Reproduce the full listing below unchanged, apart from the pictures.

▸ Recorded information
☆ ☆ ☆ ☆

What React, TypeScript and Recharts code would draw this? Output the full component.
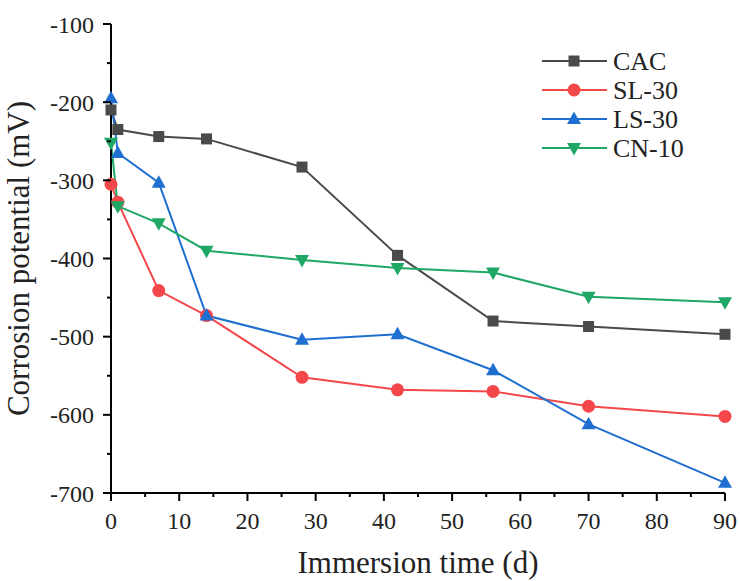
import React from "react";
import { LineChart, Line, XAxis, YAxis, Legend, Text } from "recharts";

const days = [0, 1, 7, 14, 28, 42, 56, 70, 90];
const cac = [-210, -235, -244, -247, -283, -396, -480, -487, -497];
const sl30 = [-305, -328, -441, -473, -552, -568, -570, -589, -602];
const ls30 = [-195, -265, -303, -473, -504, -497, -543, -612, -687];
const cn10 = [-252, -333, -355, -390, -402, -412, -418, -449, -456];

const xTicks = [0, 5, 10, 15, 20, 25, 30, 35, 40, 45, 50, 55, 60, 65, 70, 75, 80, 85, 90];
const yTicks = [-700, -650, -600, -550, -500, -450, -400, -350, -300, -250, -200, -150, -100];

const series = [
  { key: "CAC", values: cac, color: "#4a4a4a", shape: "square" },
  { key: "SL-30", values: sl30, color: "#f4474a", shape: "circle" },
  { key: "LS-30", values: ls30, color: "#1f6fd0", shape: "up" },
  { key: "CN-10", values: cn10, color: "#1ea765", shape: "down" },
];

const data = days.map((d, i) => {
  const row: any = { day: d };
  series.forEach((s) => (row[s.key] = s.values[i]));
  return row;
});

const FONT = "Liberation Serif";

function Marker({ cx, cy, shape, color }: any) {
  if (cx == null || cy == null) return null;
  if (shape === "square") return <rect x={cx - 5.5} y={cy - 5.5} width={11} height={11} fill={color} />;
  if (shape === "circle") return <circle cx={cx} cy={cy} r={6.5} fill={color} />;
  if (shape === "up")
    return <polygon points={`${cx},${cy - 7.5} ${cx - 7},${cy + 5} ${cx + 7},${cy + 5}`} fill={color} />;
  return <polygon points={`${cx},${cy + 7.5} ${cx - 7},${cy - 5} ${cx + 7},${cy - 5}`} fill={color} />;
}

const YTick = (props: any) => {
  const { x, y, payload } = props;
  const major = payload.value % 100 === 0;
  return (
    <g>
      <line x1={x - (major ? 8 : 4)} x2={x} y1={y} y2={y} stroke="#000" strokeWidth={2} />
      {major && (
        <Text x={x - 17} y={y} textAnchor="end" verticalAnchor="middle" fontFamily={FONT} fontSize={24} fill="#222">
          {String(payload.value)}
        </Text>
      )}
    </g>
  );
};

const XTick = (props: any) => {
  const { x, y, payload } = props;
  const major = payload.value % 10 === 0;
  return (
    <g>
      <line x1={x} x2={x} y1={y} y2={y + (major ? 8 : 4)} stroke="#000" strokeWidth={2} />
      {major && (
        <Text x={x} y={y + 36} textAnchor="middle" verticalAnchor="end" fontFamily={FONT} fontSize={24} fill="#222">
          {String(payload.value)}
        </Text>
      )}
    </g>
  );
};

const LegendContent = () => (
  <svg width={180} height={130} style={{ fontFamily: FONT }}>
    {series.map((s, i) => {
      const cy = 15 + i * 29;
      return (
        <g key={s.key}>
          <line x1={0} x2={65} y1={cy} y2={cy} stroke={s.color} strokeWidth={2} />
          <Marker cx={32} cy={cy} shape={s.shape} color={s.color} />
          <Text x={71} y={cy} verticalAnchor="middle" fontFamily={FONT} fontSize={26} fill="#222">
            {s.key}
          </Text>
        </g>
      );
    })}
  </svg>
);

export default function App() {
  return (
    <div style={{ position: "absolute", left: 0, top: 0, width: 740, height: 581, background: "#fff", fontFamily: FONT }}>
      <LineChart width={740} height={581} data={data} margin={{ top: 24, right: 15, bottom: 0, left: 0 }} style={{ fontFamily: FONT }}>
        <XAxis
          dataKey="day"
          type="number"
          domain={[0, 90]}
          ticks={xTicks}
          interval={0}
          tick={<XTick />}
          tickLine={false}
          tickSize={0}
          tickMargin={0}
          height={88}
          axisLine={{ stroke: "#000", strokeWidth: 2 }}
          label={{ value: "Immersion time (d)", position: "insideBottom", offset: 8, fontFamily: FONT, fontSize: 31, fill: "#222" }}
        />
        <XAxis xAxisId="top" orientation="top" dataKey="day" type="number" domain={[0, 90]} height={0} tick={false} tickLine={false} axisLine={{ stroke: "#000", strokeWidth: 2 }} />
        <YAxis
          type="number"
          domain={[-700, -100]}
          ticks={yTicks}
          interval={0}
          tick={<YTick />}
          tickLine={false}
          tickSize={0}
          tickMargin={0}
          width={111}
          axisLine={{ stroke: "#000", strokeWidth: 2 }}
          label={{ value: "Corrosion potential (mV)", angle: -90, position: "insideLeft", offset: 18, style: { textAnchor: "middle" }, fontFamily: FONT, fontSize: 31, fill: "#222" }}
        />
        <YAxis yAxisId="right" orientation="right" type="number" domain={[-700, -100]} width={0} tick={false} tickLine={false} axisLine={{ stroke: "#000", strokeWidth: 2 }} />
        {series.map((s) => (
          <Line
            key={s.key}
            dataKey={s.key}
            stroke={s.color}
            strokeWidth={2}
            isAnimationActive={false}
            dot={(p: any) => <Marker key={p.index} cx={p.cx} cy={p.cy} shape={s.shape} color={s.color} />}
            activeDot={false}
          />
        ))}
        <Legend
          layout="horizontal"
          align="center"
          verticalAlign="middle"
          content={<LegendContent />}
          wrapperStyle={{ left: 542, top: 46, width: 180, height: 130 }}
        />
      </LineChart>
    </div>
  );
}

☆ ☆ ☆ ☆

▸ Result
What React, TypeScript and Recharts code would draw this? Output the full component.
import React from "react";
import { LineChart, Line, XAxis, YAxis, Legend, Text } from "recharts";

const days = [0, 1, 7, 14, 28, 42, 56, 70, 90];
const cac = [-210, -235, -244, -247, -283, -396, -480, -487, -497];
const sl30 = [-305, -328, -441, -473, -552, -568, -570, -589, -602];
const ls30 = [-195, -265, -303, -473, -504, -497, -543, -612, -687];
const cn10 = [-252, -333, -355, -390, -402, -412, -418, -449, -456];

const xTicks = [0, 5, 10, 15, 20, 25, 30, 35, 40, 45, 50, 55, 60, 65, 70, 75, 80, 85, 90];
const yTicks = [-700, -650, -600, -550, -500, -450, -400, -350, -300, -250, -200, -150, -100];

const series = [
  { key: "CAC", values: cac, color: "#4a4a4a", shape: "square" },
  { key: "SL-30", values: sl30, color: "#f4474a", shape: "circle" },
  { key: "LS-30", values: ls30, color: "#1f6fd0", shape: "up" },
  { key: "CN-10", values: cn10, color: "#1ea765", shape: "down" },
];

const data = days.map((d, i) => {
  const row: any = { day: d };
  series.forEach((s) => (row[s.key] = s.values[i]));
  return row;
});

const FONT = "Liberation Serif";

function Marker({ cx, cy, shape, color }: any) {
  if (cx == null || cy == null) return null;
  if (shape === "square") return <rect x={cx - 5.5} y={cy - 5.5} width={11} height={11} fill={color} />;
  if (shape === "circle") return <circle cx={cx} cy={cy} r={6.5} fill={color} />;
  if (shape === "up")
    return <polygon points={`${cx},${cy - 7.5} ${cx - 7},${cy + 5} ${cx + 7},${cy + 5}`} fill={color} />;
  return <polygon points={`${cx},${cy + 7.5} ${cx - 7},${cy - 5} ${cx + 7},${cy - 5}`} fill={color} />;
}

const YTick = (props: any) => {
  const { x, y, payload } = props;
  const major = payload.value % 100 === 0;
  return (
    <g>
      <line x1={x - (major ? 8 : 4)} x2={x} y1={y} y2={y} stroke="#000" strokeWidth={2} />
      {major && (
        <Text x={x - 17} y={y} textAnchor="end" verticalAnchor="middle" fontFamily={FONT} fontSize={24} fill="#222">
          {String(payload.value)}
        </Text>
      )}
    </g>
  );
};

const XTick = (props: any) => {
  const { x, y, payload } = props;
  const major = payload.value % 10 === 0;
  return (
    <g>
      <line x1={x} x2={x} y1={y} y2={y + (major ? 8 : 4)} stroke="#000" strokeWidth={2} />
      {major && (
        <Text x={x} y={y + 36} textAnchor="middle" verticalAnchor="end" fontFamily={FONT} fontSize={24} fill="#222">
          {String(payload.value)}
        </Text>
      )}
    </g>
  );
};

const LegendContent = () => (
  <svg width={180} height={130} style={{ fontFamily: FONT }}>
    {series.map((s, i) => {
      const cy = 15 + i * 29;
      return (
        <g key={s.key}>
          <line x1={0} x2={65} y1={cy} y2={cy} stroke={s.color} strokeWidth={2} />
          <Marker cx={32} cy={cy} shape={s.shape} color={s.color} />
          <Text x={71} y={cy} verticalAnchor="middle" fontFamily={FONT} fontSize={26} fill="#222">
            {s.key}
          </Text>
        </g>
      );
    })}
  </svg>
);

export default function App() {
  return (
    <div style={{ position: "absolute", left: 0, top: 0, width: 740, height: 581, background: "#fff", fontFamily: FONT }}>
      <LineChart width={740} height={581} data={data} margin={{ top: 24, right: 15, bottom: 0, left: 0 }} style={{ fontFamily: FONT }}>
        <XAxis
          dataKey="day"
          type="number"
          domain={[0, 90]}
          ticks={xTicks}
          interval={0}
          tick={<XTick />}
          tickLine={false}
          tickSize={0}
          tickMargin={0}
          height={88}
          axisLine={{ stroke: "#000", strokeWidth: 2 }}
          label={{ value: "Immersion time (d)", position: "insideBottom", offset: 8, fontFamily: FONT, fontSize: 31, fill: "#222" }}
        />
        <XAxis xAxisId="top" orientation="top" dataKey="day" type="number" domain={[0, 90]} height={0} tick={false} tickLine={false} axisLine={{ stroke: "#000", strokeWidth: 2 }} />
        <YAxis
          type="number"
          domain={[-700, -100]}
          ticks={yTicks}
          interval={0}
          tick={<YTick />}
          tickLine={false}
          tickSize={0}
          tickMargin={0}
          width={111}
          axisLine={{ stroke: "#000", strokeWidth: 2 }}
          label={{ value: "Corrosion potential (mV)", angle: -90, position: "insideLeft", offset: 18, style: { textAnchor: "middle" }, fontFamily: FONT, fontSize: 31, fill: "#222" }}
        />
        <YAxis yAxisId="right" orientation="right" type="number" domain={[-700, -100]} width={0} tick={false} tickLine={false} axisLine={{ stroke: "#000", strokeWidth: 2 }} />
        {series.map((s) => (
          <Line
            key={s.key}
            dataKey={s.key}
            stroke={s.color}
            strokeWidth={2}
            isAnimationActive={false}
            dot={(p: any) => <Marker key={p.index} cx={p.cx} cy={p.cy} shape={s.shape} color={s.color} />}
            activeDot={false}
          />
        ))}
        <Legend
          layout="horizontal"
          align="center"
          verticalAlign="middle"
          content={<LegendContent />}
          wrapperStyle={{ left: 542, top: 46, width: 180, height: 130 }}
        />
      </LineChart>
    </div>
  );
}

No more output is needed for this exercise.